2. When we talk of this new birth God has given to those of us in Christ, let us reflect on precisely what we mean.

(1) We were justified by Christ, declared not guilty of sin.  But, from where did this justification come?

(2) We were justified by Christ because of our faith. But, from where did this faith come?

(3) We were made spiritually alive, given the repentance and faith necessary to turn from our sins and trust the Lord.  But, from where did this spiritual birth come?

(4) It came from God’s work of regeneration. Yes, regeneration precedes repentance.  It precedes faith. It precedes justification. Apart from such regeneration, we would never turn from our sins and trust Christ (see Ephesians 2:1-10). He, not we, made us new creatures. “Of his own will he brought us forth”.

Let us forever dismiss the idea that we were the initiators of our salvation. Nothing we said, did, or could have done would ever produce our spiritual birth leading to eternal life (John 10:28).

3.  God’s will for our new birth is accomplished through His Word (“the Word of truth”).  His Word is always true for He is the God of truth.  He does not lie and does not deceive.  Therefore, His Word, likewise, does not lie or deceive.

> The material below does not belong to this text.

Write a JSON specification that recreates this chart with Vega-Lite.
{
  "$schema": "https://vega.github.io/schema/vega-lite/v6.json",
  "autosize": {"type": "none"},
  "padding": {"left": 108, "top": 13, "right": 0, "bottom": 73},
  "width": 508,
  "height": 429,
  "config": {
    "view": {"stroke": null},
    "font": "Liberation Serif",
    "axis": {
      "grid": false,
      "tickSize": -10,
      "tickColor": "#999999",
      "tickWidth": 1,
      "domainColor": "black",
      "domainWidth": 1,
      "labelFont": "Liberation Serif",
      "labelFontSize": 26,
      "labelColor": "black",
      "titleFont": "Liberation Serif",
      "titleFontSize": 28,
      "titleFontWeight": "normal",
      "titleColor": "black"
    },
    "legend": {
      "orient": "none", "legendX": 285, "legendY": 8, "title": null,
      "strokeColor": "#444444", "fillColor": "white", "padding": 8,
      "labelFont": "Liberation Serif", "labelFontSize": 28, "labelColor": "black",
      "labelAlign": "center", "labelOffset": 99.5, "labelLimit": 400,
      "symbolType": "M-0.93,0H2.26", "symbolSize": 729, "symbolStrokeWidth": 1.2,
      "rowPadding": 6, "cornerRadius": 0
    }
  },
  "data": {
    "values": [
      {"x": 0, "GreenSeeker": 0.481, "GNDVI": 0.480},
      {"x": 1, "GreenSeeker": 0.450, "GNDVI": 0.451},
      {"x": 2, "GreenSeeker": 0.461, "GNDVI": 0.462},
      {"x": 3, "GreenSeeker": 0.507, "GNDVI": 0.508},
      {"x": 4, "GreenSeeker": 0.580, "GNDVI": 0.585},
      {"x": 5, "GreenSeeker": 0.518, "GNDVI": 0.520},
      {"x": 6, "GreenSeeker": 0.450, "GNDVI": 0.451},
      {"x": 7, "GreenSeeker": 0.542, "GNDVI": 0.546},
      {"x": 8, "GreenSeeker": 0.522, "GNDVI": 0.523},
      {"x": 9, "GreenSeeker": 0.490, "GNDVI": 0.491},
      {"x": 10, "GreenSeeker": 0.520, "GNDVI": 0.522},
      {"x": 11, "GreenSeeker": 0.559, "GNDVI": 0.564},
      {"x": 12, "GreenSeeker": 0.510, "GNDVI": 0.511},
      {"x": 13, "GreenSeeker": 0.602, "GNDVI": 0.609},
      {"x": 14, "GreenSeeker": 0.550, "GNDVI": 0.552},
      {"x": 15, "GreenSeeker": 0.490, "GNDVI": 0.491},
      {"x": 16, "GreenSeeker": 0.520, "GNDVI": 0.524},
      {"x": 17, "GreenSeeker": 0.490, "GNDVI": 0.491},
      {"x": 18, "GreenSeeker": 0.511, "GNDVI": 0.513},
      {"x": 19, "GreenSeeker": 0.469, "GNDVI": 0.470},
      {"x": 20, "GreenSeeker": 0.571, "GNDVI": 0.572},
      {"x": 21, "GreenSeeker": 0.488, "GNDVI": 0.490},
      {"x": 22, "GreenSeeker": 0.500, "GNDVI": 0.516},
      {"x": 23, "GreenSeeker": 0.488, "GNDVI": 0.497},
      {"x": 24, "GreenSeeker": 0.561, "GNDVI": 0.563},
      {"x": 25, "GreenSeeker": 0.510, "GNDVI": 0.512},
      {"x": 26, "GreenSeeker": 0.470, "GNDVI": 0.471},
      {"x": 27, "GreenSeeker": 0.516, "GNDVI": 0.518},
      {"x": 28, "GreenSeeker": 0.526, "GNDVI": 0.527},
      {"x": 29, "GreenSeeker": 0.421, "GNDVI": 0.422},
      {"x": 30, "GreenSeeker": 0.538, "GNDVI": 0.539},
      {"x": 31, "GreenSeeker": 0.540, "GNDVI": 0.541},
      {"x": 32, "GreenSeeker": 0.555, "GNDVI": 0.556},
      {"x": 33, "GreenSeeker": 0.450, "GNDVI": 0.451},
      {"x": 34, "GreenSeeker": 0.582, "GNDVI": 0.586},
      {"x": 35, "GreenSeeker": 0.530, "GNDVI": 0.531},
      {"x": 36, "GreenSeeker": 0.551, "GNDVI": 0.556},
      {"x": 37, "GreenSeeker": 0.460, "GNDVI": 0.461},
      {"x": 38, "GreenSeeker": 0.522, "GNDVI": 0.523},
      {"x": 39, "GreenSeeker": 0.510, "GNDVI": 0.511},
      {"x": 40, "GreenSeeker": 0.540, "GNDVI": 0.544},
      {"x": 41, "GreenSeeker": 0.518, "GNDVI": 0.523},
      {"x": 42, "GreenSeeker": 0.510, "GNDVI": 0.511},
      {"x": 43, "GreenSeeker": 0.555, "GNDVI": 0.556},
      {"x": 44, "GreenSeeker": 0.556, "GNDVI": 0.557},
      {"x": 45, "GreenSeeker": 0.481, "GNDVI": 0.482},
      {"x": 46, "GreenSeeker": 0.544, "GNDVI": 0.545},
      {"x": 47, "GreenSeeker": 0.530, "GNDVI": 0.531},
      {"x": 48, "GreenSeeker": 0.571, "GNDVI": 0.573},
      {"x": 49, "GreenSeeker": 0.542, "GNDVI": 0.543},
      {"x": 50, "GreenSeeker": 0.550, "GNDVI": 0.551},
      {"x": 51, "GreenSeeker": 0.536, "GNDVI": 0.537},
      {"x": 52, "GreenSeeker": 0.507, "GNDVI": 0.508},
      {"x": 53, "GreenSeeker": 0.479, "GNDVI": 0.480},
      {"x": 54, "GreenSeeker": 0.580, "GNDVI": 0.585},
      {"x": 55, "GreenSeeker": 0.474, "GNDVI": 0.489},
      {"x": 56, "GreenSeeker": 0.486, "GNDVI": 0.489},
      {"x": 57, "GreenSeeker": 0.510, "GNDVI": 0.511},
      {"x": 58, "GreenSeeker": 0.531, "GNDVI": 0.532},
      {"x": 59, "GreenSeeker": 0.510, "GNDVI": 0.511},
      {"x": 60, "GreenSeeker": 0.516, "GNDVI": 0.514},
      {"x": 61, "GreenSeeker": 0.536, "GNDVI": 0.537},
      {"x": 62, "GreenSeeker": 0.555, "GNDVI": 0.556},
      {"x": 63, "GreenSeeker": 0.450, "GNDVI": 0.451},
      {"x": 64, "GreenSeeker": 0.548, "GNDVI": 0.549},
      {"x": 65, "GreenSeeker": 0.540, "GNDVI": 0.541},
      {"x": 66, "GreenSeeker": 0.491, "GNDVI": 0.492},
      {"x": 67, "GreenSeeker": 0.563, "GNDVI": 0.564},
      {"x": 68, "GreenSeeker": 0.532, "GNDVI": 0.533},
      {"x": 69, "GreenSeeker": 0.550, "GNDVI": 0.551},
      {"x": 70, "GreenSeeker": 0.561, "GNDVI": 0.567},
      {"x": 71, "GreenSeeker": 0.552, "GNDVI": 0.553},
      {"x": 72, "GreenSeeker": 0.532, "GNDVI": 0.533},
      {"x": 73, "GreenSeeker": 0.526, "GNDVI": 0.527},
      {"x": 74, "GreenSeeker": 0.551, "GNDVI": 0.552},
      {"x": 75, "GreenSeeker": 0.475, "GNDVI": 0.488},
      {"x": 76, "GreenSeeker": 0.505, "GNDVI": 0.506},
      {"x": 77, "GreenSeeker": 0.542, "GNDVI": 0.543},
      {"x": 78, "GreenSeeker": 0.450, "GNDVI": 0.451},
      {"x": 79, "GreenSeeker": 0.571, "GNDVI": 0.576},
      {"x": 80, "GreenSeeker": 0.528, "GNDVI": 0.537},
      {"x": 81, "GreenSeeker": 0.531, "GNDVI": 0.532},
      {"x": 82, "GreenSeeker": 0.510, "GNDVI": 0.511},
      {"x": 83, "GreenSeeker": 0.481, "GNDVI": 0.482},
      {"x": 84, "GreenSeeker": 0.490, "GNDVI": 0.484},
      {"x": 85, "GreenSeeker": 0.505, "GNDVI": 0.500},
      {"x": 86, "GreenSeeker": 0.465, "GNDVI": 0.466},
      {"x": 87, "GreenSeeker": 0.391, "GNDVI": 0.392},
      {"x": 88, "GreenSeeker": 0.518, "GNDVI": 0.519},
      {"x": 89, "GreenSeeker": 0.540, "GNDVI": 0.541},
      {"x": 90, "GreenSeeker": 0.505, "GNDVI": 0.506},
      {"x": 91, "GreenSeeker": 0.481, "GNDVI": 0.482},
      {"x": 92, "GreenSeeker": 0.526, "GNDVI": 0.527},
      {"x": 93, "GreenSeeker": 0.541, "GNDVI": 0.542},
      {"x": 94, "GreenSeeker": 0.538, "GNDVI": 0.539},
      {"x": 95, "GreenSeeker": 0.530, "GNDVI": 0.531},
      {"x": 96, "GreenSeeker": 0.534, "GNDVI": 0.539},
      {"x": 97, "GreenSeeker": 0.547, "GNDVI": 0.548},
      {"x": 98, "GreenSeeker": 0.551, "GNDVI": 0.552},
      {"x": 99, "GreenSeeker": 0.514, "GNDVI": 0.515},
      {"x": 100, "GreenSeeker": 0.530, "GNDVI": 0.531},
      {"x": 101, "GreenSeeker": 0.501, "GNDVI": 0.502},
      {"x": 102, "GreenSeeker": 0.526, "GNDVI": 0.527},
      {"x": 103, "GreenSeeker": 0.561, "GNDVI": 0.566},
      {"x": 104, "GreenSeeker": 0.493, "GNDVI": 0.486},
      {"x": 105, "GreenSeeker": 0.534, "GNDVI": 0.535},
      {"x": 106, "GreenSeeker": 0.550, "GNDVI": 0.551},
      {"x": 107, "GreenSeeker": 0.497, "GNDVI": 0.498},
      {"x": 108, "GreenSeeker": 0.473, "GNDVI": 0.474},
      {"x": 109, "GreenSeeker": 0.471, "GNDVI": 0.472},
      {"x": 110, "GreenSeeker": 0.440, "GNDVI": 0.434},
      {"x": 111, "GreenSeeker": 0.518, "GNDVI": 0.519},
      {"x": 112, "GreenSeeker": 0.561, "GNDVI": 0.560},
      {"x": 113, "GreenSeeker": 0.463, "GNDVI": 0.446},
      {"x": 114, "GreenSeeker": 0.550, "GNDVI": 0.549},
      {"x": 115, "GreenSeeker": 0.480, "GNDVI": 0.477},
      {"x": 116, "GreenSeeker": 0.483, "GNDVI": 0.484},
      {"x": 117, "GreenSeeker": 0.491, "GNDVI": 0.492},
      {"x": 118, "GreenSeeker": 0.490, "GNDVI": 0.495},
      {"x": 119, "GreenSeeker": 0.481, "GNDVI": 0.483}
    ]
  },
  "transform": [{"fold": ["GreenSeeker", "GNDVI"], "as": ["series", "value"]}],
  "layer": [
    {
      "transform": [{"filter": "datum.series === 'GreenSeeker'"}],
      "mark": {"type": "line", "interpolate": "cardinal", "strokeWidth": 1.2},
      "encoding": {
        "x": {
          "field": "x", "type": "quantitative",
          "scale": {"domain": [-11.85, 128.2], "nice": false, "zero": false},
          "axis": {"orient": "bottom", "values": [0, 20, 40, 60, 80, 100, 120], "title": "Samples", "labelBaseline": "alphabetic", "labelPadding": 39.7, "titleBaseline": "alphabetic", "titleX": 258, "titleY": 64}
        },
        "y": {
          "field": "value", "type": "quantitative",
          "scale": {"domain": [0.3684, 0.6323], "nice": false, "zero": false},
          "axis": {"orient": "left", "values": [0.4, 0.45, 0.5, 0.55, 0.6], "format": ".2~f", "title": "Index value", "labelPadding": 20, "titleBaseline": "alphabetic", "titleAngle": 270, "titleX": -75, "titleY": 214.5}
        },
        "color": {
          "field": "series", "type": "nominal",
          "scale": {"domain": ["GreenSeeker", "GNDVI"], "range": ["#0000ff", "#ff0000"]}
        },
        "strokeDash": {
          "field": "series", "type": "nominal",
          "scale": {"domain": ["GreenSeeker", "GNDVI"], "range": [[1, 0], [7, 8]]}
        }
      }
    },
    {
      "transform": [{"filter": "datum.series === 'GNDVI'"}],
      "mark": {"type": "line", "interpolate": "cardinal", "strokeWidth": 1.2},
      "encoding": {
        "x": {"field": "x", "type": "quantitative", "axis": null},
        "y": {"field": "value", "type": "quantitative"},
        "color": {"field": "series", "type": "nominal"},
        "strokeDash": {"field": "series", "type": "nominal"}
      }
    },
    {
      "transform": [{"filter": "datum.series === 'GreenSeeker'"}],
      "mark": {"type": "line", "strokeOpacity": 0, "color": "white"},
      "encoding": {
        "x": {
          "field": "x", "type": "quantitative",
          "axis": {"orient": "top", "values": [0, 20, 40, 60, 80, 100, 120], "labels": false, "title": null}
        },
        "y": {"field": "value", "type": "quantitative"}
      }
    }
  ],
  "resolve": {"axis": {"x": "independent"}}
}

God, in His own mysterious ways, brings about our new birth through the Scripture.  Paul notes our faith comes from hearing and hearing from the Word of Christ (Rom. 10:17).  Again, he writes in Ephesians 1:13, it was by means of His Word.  We heard the Word.  Perhaps we heard it in a sermon or read it in a book or listened to a friend quote it.  Perhaps we heard the Word in multiple ways.  But, by the Will of God, He used His Word to give us a new birth.

4. And why did He give us this new birth?  Was it simply as a form of “fire insurance”, to keep us from Hell?  No! James writes “that”, indicating purpose.  One purpose for our new birth is so we may be a “kind of first fruits”, a model of the creative hand of the Almighty. Do you want to see the power and glory of God?  Look at a born-again soul.  Believer, look at your own life and marvel at the wondrous changes God has made in you.

We are not to merely sit around and await His return.  We are to be a testimony, a witness of His love, power, creativity, wisdom, holiness, and forgiveness.

Our pastor noted them Sunday and Manton’s words are worth repeating: “The world are his goods, but you his treasures.”

If you claim to know Christ but you see nothing of God at work in you, you are being deceived.  “Stop being deceived!” Repent of your sins and trust Christ to save your soul.